In the DPD design, the throughput of each AXI bus is 983.04 MSPS, which is 98.3% of the theoretical limit of 1 GSPS. The accuracy of AI Engine simulation is around 5%, which is good enough for the designs but not for DPD which can tolerate no more than 1.7% throughput degradation. A hardware validation design is automatically generated by the MATLAB scripts to enable quick validation on an AMD VCK190 board.
The following figure shows a diagram of the DPD validation environment similar to that in Arbitrary Resampling Filter Design (XAPP1373). The AI Engine and PL portions of the DPD design are packaged as kernels, as is the tester which drives the input ports of the device under test (DUT) using a pre-stored stimulus and monitors the output AXI bus with the reference test vector. Throughput and latency are measured by the PL tester and recorded in a set of registers accessible by the processor via the AXI4-Lite interface. At the end of the test, the results are summarized and output through a COM port.
The DPD tester consists of two kernels, tst_din
and tst_dout
. The tst_din
kernel controls the test process via the on/off register and
reports the number of data being sent via the TestIterationCounter
register. One iteration is 122880 samples for each
AXI bus. The tst_dout
kernel collects the outputs and
compares them with the golden reference generated by MATLAB. All mismatches are recorded by an error counter. Every output AXI
bus has one such monitor which shares the same register map and can be selected by the
field AXISel[1:0]
.
Debugging with waveform views in a software simulation environment is much easier than doing so directly on hardware with limited visibility. As noted in Versal Adaptive SoC System and Solution Planning Methodology Guide (UG1504), V++ supports PS + PL + AI Engine co-simulation and uses AMD Vivado™ XSIM as the GUI to display waveforms on which latencies of various signals can be measured. The PL kernels on the data path run under a 250 MHz clock with 128-bit data buses, and those on a control path like LUT configuration and register maps are under a 100 MHz clock with a 32-bit data bus. The following figure shows that it takes 20.4 µs for all the LUTs to be initialized before DPD starts to accept input data. The output is available in 0.6 µs for the first test and 0.8 µs for the second test onward. During each test, LUT switching is performed in runtime to make sure no data discontinuity results from the switching.

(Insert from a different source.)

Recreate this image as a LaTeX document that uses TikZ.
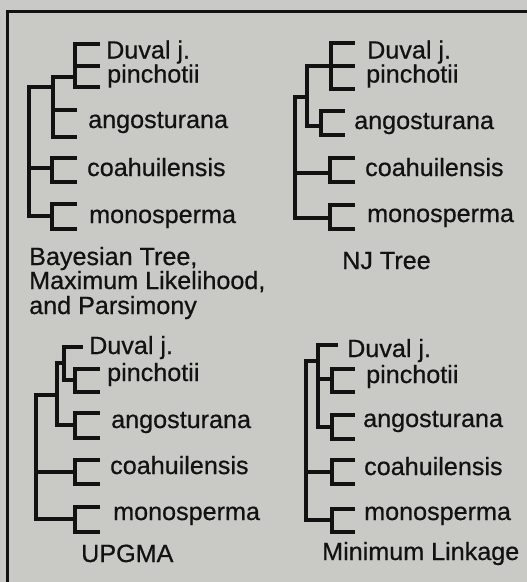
\documentclass[tikz,border=0pt]{standalone}
\usepackage{fontspec}
\setmainfont{Liberation Sans}[FakeStretch=1.01,FakeBold=0.6]
\definecolor{bgc}{RGB}{201,202,198}
\definecolor{ink}{RGB}{18,18,18}
\begin{document}
\begin{tikzpicture}[x=1pt,y=-1pt,
  br/.style={draw=ink,line width=3.1pt,line cap=rect,line join=miter},
  lbl/.style={anchor=base west,inner sep=0pt,text=ink,font=\fontsize{24.9}{28}\selectfont}]
\useasboundingbox (0,0) rectangle (527,582);
\fill[bgc] (0,0) rectangle (527,582);
\draw[draw=ink,line width=3.2pt,line join=miter] (7.5,585) -- (7.5,11.5) -- (530,11.5);

% ---------- top left: Bayesian / ML / Parsimony ----------
\draw[br] (29,87) -- (29,216);
\draw[br] (29,87) -- (53,87);
\draw[br] (53,77) -- (53,137);
\draw[br] (53,77) -- (75,77);
\draw[br] (98,44) -- (75,44) -- (75,87) -- (98,87);
\draw[br] (75,66) -- (98,66);
\draw[br] (53,110) -- (75,110);
\draw[br] (53,137) -- (75,137);
\draw[br] (29,168) -- (52,168);
\draw[br] (75,158) -- (52,158) -- (52,182) -- (75,182);
\draw[br] (29,216) -- (52,216);
\draw[br] (75,204) -- (52,204) -- (52,229) -- (75,229);
\node[lbl] (tla) at (106,58.5) {Duval j.};
\node[lbl] (tlb) at (107,82.5) {pinchotii};
\node[lbl] (tlc) at (88,128) {angosturana};
\node[lbl] (tld) at (87,176) {coahuilensis};
\node[lbl] (tle) at (89,223) {monosperma};
\node[lbl] (tlt1) at (29,265) {Bayesian Tree,};
\node[lbl] (tlt2) at (29,289) {Maximum Likelihood,};
\node[lbl] (tlt3) at (29,314) {and Parsimony};

% ---------- top right: NJ ----------
\draw[br] (295,97) -- (295,218);
\draw[br] (295,97) -- (307,97);
\draw[br] (307,66) -- (307,126);
\draw[br] (307,66) -- (353,66);
\draw[br] (353,43) -- (331,43) -- (331,89) -- (353,89);
\draw[br] (307,126) -- (321,126);
\draw[br] (343,111) -- (321,111) -- (321,135) -- (343,135);
\draw[br] (295,173) -- (330,173);
\draw[br] (353,158) -- (330,158) -- (330,182) -- (353,182);
\draw[br] (295,218) -- (330,218);
\draw[br] (353,205) -- (330,205) -- (330,229) -- (353,229);
\node[lbl] (tra) at (367,58.5) {Duval j.};
\node[lbl] (trb) at (366,82.5) {pinchotii};
\node[lbl] (trc) at (354,129) {angosturana};
\node[lbl] (trd) at (365,176) {coahuilensis};
\node[lbl] (tre) at (367,222) {monosperma};
\node[lbl] (trt) at (342,269) {NJ Tree};

% ---------- bottom left: UPGMA ----------
\draw[br] (36,395) -- (36,519);
\draw[br] (36,395) -- (57,395);
\draw[br] (57,363) -- (57,425);
\draw[br] (57,363) -- (64,363);
\draw[br] (81,347) -- (64,347) -- (64,380) -- (75,380);
\draw[br] (98,369) -- (75,369) -- (75,392) -- (98,392);
\draw[br] (57,425) -- (75,425);
\draw[br] (98,413) -- (75,413) -- (75,438) -- (98,438);
\draw[br] (36,472) -- (75,472);
\draw[br] (98,460) -- (75,460) -- (75,484) -- (98,484);
\draw[br] (36,519) -- (75,519);
\draw[br] (98,507) -- (75,507) -- (75,532) -- (98,532);
\node[lbl] (bla) at (89,354) {Duval j.};
\node[lbl] (blb) at (107,381) {pinchotii};
\node[lbl] (blc) at (111,428) {angosturana};
\node[lbl] (bld) at (110,474) {coahuilensis};
\node[lbl] (ble) at (113,520) {monosperma};
\node[lbl] (blt) at (81,562) {UPGMA};

% ---------- bottom right: Minimum Linkage ----------
\draw[br] (306,361) -- (306,520);
\draw[br] (306,361) -- (318,361);
\draw[br] (336,345) -- (318,345) -- (318,427);
\draw[br] (318,379) -- (332,379);
\draw[br] (353,369) -- (332,369) -- (332,392) -- (353,392);
\draw[br] (318,427) -- (332,427);
\draw[br] (353,415) -- (332,415) -- (332,439) -- (353,439);
\draw[br] (306,472) -- (332,472);
\draw[br] (353,460) -- (332,460) -- (332,484) -- (353,484);
\draw[br] (306,520) -- (332,520);
\draw[br] (353,509) -- (332,509) -- (332,532) -- (353,532);
\node[lbl] (bra) at (347,357) {Duval j.};
\node[lbl] (brb) at (366,383) {pinchotii};
\node[lbl] (brc) at (363,427) {angosturana};
\node[lbl] (brd) at (364,475) {coahuilensis};
\node[lbl] (bre) at (364,520) {monosperma};
\node[lbl] (brt) at (322,560) {Minimum Linkage};
\end{tikzpicture}
\end{document}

After the design passes software verification, more comprehensive and longer tests are performed on the VCK190 evaluation board. By default, VCK190 boards come with VC1902-2MP devices. However, in the test platform, the part number is modified to VC1902-1LP, which is recommended for customers who prioritize power efficiency. The software running on the Arm® processor starts and stops the test ten times, from 123456 iterations (12 billion input samples) in the first test with an increment of 98765 iterations (9.7 billion samples) in each of the following tests. In the end, a short summary as shown in the following is output via the COM port.
------------------------------------------------------------------
-- DPD TEST SUMMARY --
------------------------------------------------------------------
AXI-S Latency(us) Throughput No.Outputs Mismatch Result
------------------------------------------------------------------
First Run
------------------------------------------------------------------
0 0.640- 0.640 985.0Msps 3034546176 0 PASS
1 0.660- 0.660 985.0Msps 3034546176 0 PASS
2 0.660- 0.660 985.0Msps 3034546176 0 PASS
3 0.676- 0.676 985.0Msps 3034546176 0 PASS
------------------------------------------------------------------
Afterwards
------------------------------------------------------------------
0 0.868- 0.872 985.0Msps 136537128960 0 PASS
1 0.880- 0.884 985.0Msps 136537128960 0 PASS
2 0.900- 0.900 985.0Msps 136537128960 0 PASS
3 0.912- 0.912 985.0Msps 136537128960 0 PASS
------------------------------------------------------------------
PASS!
The test results confirm all the output samples match the reference test vector stored in ROMs, and the average throughput is higher than 983.04 MSPS on all AXI buses. The latencies measured on the hardware also match the co-simulation results very well. The processing delays of all four AXI buses differ by several clock cycles which can be easily equalized with small FIFOs.